**Entries with chart source code:**

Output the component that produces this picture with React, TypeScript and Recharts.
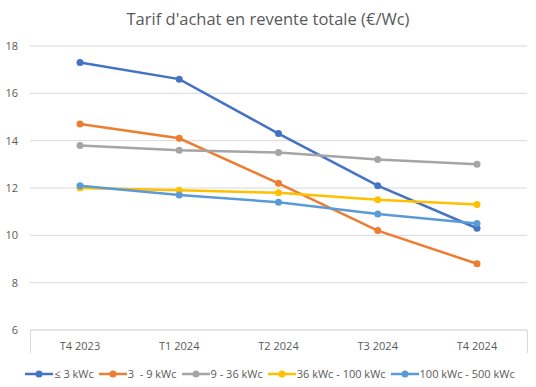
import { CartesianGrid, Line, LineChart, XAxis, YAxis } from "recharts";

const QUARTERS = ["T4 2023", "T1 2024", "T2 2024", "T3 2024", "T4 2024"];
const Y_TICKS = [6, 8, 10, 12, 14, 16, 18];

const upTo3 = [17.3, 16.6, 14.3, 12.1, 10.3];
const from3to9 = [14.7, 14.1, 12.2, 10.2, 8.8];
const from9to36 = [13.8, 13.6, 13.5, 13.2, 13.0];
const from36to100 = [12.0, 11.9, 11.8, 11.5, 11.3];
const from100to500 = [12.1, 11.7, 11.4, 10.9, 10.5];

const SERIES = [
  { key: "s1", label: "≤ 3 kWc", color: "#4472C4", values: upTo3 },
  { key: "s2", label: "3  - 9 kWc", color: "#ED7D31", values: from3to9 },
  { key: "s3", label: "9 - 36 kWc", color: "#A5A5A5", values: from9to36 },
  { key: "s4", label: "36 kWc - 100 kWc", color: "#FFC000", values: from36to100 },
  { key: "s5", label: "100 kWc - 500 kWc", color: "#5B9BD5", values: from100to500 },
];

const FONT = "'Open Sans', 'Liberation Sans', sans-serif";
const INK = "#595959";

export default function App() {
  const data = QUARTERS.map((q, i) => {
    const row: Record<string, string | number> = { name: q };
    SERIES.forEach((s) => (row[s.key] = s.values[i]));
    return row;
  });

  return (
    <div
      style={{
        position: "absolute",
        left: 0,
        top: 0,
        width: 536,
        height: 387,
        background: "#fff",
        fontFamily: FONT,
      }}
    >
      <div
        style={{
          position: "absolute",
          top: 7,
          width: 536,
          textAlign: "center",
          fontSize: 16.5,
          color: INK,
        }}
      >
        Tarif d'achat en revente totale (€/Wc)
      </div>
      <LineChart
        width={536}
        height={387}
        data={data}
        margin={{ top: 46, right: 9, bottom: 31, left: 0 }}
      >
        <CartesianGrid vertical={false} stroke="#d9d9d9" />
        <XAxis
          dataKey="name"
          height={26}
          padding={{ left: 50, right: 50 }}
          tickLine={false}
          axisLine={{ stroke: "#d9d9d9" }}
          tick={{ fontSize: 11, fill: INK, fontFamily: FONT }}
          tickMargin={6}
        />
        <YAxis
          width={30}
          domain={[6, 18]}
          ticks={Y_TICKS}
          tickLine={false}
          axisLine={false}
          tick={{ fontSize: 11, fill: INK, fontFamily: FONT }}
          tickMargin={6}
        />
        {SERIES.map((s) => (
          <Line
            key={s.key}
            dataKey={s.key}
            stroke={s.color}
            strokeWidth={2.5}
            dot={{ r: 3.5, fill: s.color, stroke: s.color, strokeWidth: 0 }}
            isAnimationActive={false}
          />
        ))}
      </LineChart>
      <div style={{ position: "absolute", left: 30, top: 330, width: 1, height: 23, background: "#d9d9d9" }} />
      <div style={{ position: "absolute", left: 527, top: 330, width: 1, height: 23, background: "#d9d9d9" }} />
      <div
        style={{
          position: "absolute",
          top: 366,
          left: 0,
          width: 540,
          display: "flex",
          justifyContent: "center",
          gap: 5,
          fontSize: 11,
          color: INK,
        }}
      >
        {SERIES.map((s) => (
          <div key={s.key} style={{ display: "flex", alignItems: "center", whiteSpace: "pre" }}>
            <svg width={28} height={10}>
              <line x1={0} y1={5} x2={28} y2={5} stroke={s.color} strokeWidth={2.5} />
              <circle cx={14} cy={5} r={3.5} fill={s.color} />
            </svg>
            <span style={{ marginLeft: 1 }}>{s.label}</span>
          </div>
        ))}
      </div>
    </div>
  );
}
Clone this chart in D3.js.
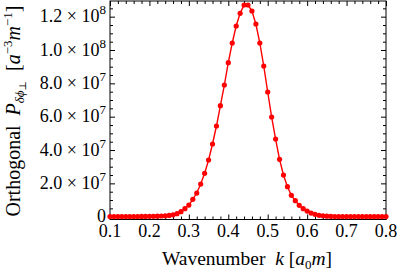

**What to work on:** Copy the listing exactly. Any image in it stays out of the copy.

**Result of this exercise:**
Output the component that produces this picture with React, TypeScript and Recharts.
import { CartesianGrid, Line, LineChart, XAxis, YAxis } from "recharts";

const QUARTERS = ["T4 2023", "T1 2024", "T2 2024", "T3 2024", "T4 2024"];
const Y_TICKS = [6, 8, 10, 12, 14, 16, 18];

const upTo3 = [17.3, 16.6, 14.3, 12.1, 10.3];
const from3to9 = [14.7, 14.1, 12.2, 10.2, 8.8];
const from9to36 = [13.8, 13.6, 13.5, 13.2, 13.0];
const from36to100 = [12.0, 11.9, 11.8, 11.5, 11.3];
const from100to500 = [12.1, 11.7, 11.4, 10.9, 10.5];

const SERIES = [
  { key: "s1", label: "≤ 3 kWc", color: "#4472C4", values: upTo3 },
  { key: "s2", label: "3  - 9 kWc", color: "#ED7D31", values: from3to9 },
  { key: "s3", label: "9 - 36 kWc", color: "#A5A5A5", values: from9to36 },
  { key: "s4", label: "36 kWc - 100 kWc", color: "#FFC000", values: from36to100 },
  { key: "s5", label: "100 kWc - 500 kWc", color: "#5B9BD5", values: from100to500 },
];

const FONT = "'Open Sans', 'Liberation Sans', sans-serif";
const INK = "#595959";

export default function App() {
  const data = QUARTERS.map((q, i) => {
    const row: Record<string, string | number> = { name: q };
    SERIES.forEach((s) => (row[s.key] = s.values[i]));
    return row;
  });

  return (
    <div
      style={{
        position: "absolute",
        left: 0,
        top: 0,
        width: 536,
        height: 387,
        background: "#fff",
        fontFamily: FONT,
      }}
    >
      <div
        style={{
          position: "absolute",
          top: 7,
          width: 536,
          textAlign: "center",
          fontSize: 16.5,
          color: INK,
        }}
      >
        Tarif d'achat en revente totale (€/Wc)
      </div>
      <LineChart
        width={536}
        height={387}
        data={data}
        margin={{ top: 46, right: 9, bottom: 31, left: 0 }}
      >
        <CartesianGrid vertical={false} stroke="#d9d9d9" />
        <XAxis
          dataKey="name"
          height={26}
          padding={{ left: 50, right: 50 }}
          tickLine={false}
          axisLine={{ stroke: "#d9d9d9" }}
          tick={{ fontSize: 11, fill: INK, fontFamily: FONT }}
          tickMargin={6}
        />
        <YAxis
          width={30}
          domain={[6, 18]}
          ticks={Y_TICKS}
          tickLine={false}
          axisLine={false}
          tick={{ fontSize: 11, fill: INK, fontFamily: FONT }}
          tickMargin={6}
        />
        {SERIES.map((s) => (
          <Line
            key={s.key}
            dataKey={s.key}
            stroke={s.color}
            strokeWidth={2.5}
            dot={{ r: 3.5, fill: s.color, stroke: s.color, strokeWidth: 0 }}
            isAnimationActive={false}
          />
        ))}
      </LineChart>
      <div style={{ position: "absolute", left: 30, top: 330, width: 1, height: 23, background: "#d9d9d9" }} />
      <div style={{ position: "absolute", left: 527, top: 330, width: 1, height: 23, background: "#d9d9d9" }} />
      <div
        style={{
          position: "absolute",
          top: 366,
          left: 0,
          width: 540,
          display: "flex",
          justifyContent: "center",
          gap: 5,
          fontSize: 11,
          color: INK,
        }}
      >
        {SERIES.map((s) => (
          <div key={s.key} style={{ display: "flex", alignItems: "center", whiteSpace: "pre" }}>
            <svg width={28} height={10}>
              <line x1={0} y1={5} x2={28} y2={5} stroke={s.color} strokeWidth={2.5} />
              <circle cx={14} cy={5} r={3.5} fill={s.color} />
            </svg>
            <span style={{ marginLeft: 1 }}>{s.label}</span>
          </div>
        ))}
      </div>
    </div>
  );
}
Clone this chart in D3.js.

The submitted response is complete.